Problem to solve:
In the records below, find the line with "Convert this chart to Apache ECharts code." and the line with "var chart = echarts.init(document.getElementById('chart'));"; return exactly those lines and every line between them.

Material provided:
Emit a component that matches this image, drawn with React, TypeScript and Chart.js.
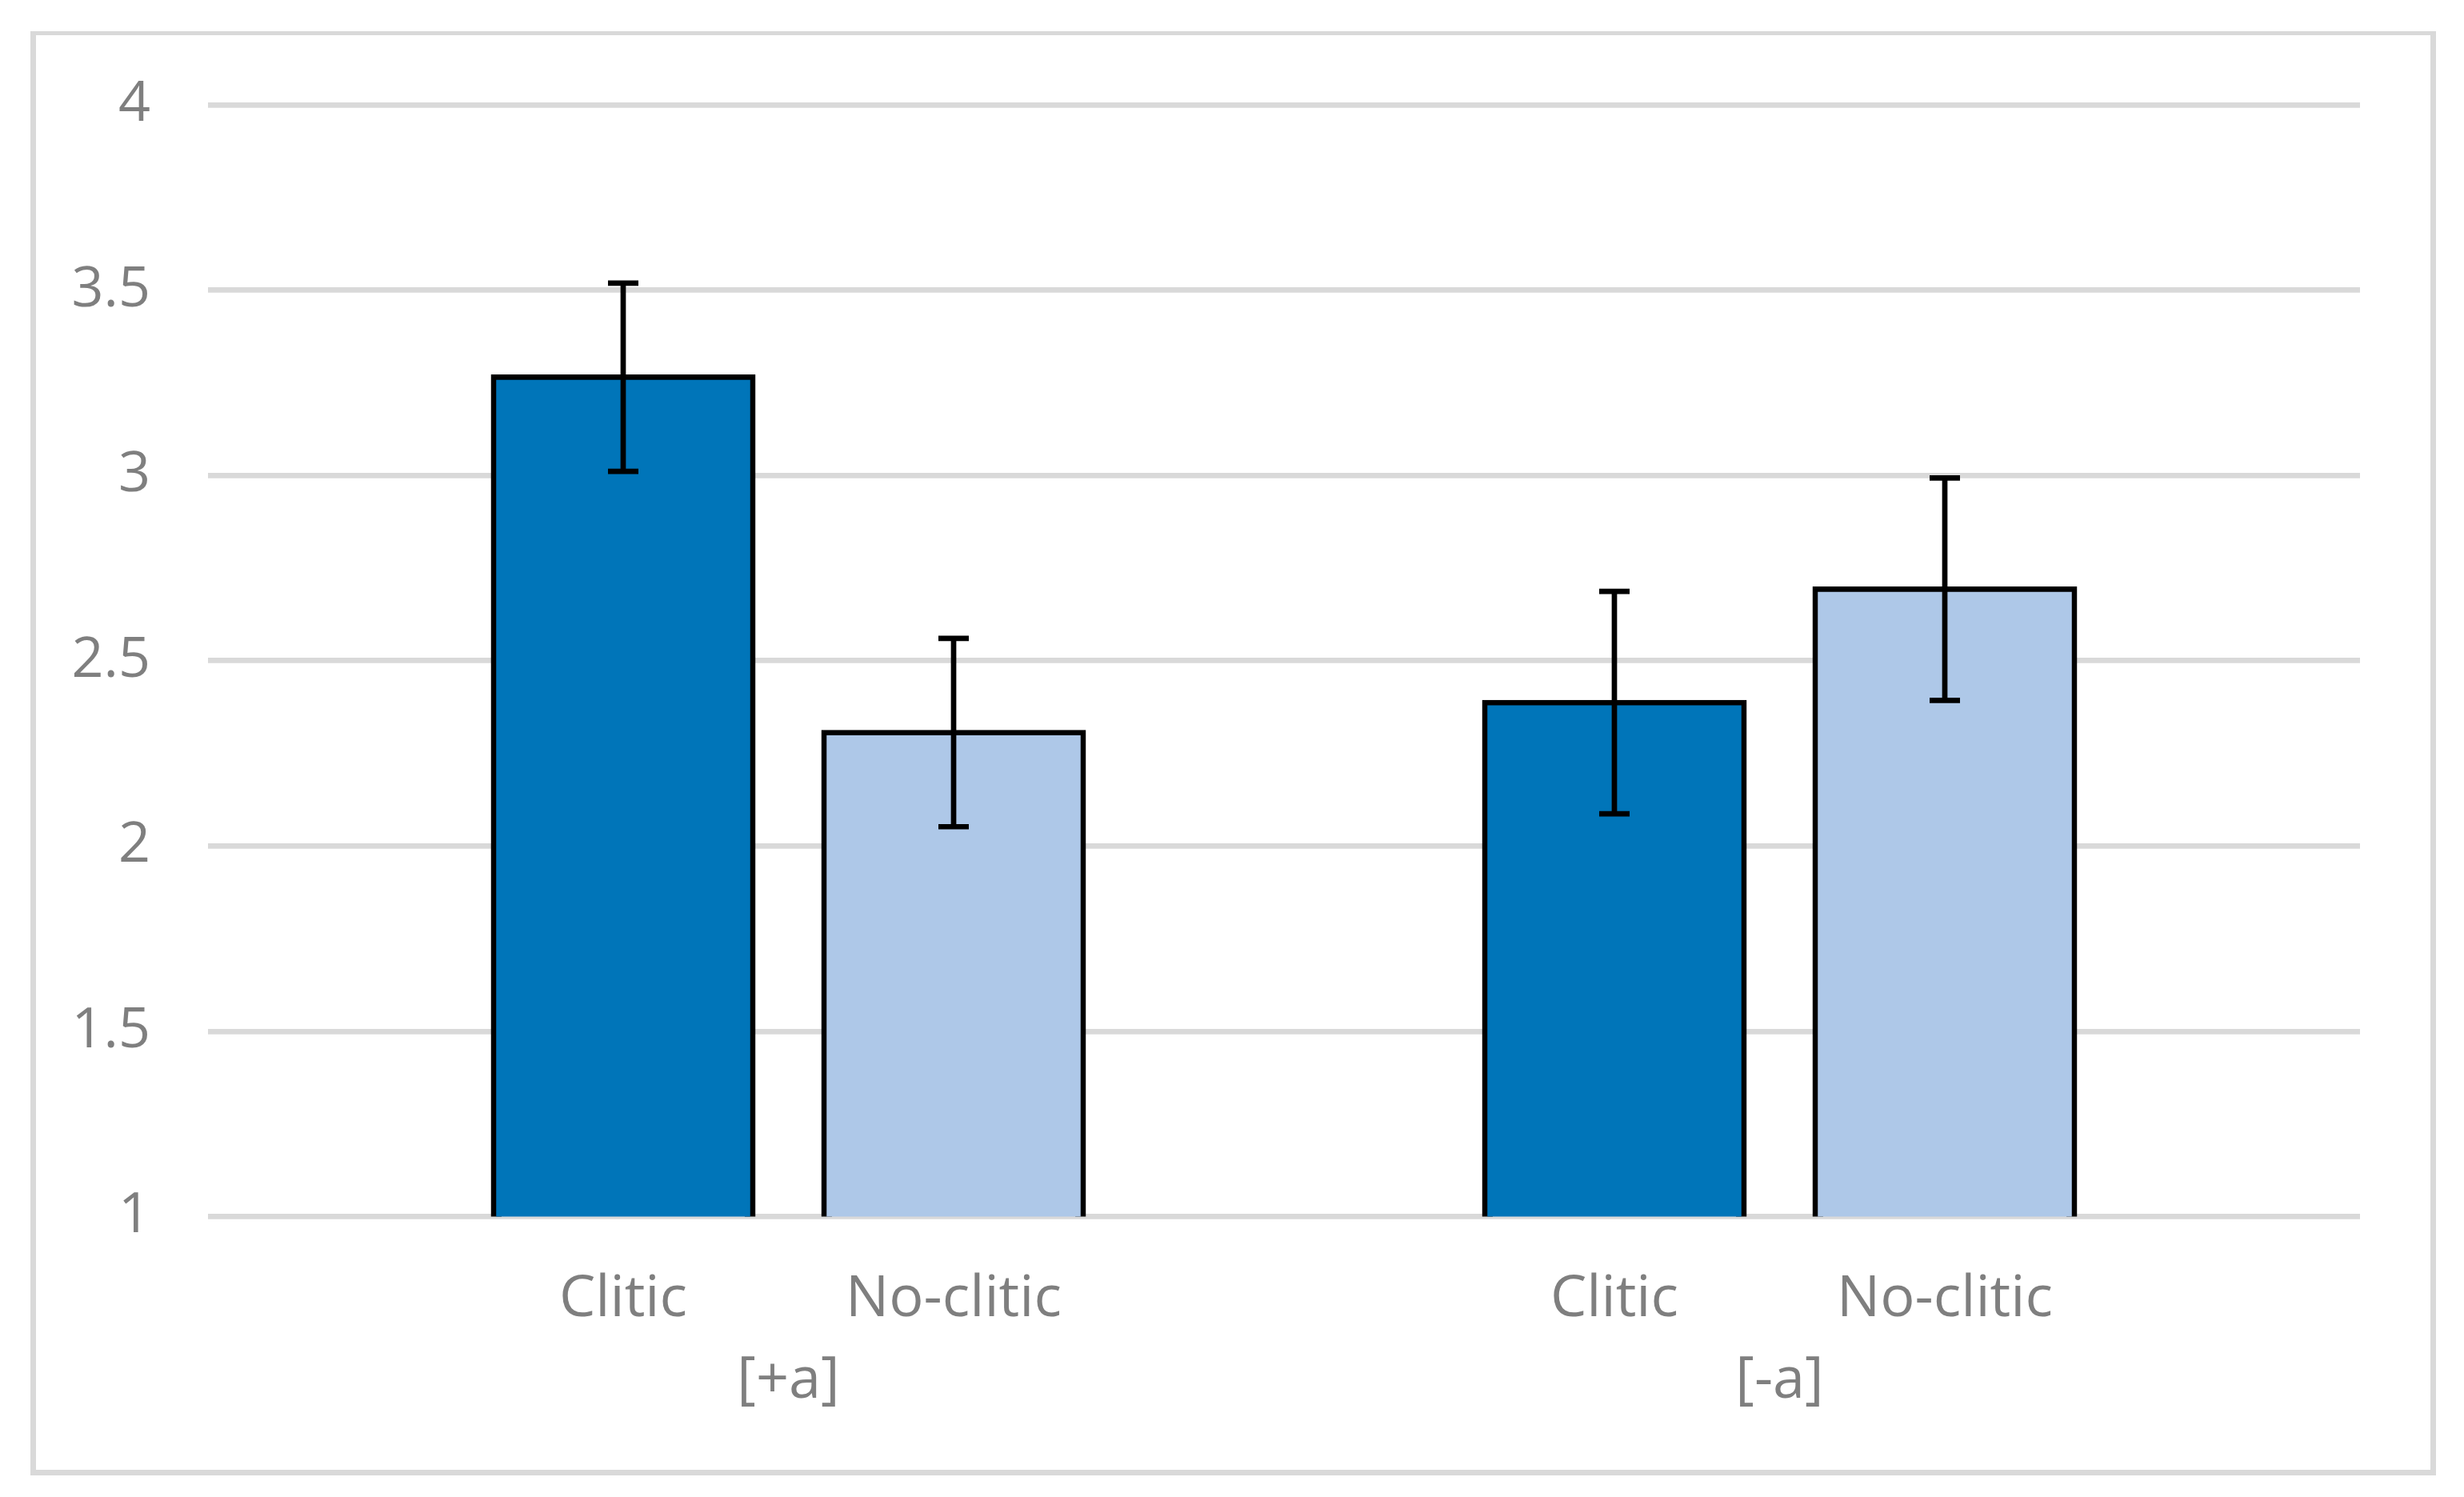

---

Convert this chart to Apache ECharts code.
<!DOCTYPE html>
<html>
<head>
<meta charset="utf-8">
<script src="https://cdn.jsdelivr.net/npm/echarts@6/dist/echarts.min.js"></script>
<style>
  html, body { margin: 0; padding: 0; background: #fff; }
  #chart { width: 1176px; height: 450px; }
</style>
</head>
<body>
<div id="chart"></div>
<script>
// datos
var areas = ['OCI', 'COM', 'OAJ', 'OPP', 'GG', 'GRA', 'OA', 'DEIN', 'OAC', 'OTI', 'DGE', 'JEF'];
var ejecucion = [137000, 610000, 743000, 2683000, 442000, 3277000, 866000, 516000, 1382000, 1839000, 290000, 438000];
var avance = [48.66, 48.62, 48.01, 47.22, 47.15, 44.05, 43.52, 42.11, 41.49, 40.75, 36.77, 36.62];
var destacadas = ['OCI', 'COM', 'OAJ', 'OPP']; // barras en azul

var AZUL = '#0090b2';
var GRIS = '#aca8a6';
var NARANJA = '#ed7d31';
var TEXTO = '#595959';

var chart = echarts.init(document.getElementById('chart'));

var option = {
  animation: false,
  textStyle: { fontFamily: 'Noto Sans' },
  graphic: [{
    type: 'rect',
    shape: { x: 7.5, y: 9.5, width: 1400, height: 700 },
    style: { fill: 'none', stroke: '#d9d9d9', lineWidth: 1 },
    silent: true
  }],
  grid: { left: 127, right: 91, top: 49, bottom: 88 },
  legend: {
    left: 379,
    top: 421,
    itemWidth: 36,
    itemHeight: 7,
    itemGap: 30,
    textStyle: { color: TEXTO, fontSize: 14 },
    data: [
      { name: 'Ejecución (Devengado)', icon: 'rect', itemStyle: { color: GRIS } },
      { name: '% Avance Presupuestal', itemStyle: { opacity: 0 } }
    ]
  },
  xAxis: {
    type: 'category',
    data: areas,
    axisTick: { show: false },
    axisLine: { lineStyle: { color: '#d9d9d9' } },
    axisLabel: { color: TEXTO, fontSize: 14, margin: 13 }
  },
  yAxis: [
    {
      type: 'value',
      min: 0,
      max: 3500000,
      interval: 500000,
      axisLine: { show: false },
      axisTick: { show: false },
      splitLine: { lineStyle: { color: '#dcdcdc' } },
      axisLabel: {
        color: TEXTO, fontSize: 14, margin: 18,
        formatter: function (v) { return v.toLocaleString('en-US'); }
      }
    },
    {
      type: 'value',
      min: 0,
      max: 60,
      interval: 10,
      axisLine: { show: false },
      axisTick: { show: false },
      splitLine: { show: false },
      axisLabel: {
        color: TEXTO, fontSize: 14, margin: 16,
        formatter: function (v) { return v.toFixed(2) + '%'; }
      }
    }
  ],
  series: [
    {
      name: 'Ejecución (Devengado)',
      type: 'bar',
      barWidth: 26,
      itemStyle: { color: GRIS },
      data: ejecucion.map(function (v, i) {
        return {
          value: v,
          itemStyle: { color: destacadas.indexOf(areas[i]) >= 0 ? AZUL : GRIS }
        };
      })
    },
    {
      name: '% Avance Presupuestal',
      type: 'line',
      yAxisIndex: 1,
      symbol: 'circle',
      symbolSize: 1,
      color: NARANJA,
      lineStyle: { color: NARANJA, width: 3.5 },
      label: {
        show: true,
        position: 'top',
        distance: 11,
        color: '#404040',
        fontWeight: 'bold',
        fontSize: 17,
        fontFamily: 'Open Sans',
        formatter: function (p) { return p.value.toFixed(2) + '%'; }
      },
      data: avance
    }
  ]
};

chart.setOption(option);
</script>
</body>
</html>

Reply:
Convert this chart to Apache ECharts code.
<!DOCTYPE html>
<html>
<head>
<meta charset="utf-8">
<script src="https://cdn.jsdelivr.net/npm/echarts@6/dist/echarts.min.js"></script>
<style>
  html, body { margin: 0; padding: 0; background: #fff; }
  #chart { width: 1176px; height: 450px; }
</style>
</head>
<body>
<div id="chart"></div>
<script>
// datos
var areas = ['OCI', 'COM', 'OAJ', 'OPP', 'GG', 'GRA', 'OA', 'DEIN', 'OAC', 'OTI', 'DGE', 'JEF'];
var ejecucion = [137000, 610000, 743000, 2683000, 442000, 3277000, 866000, 516000, 1382000, 1839000, 290000, 438000];
var avance = [48.66, 48.62, 48.01, 47.22, 47.15, 44.05, 43.52, 42.11, 41.49, 40.75, 36.77, 36.62];
var destacadas = ['OCI', 'COM', 'OAJ', 'OPP']; // barras en azul

var AZUL = '#0090b2';
var GRIS = '#aca8a6';
var NARANJA = '#ed7d31';
var TEXTO = '#595959';

var chart = echarts.init(document.getElementById('chart'));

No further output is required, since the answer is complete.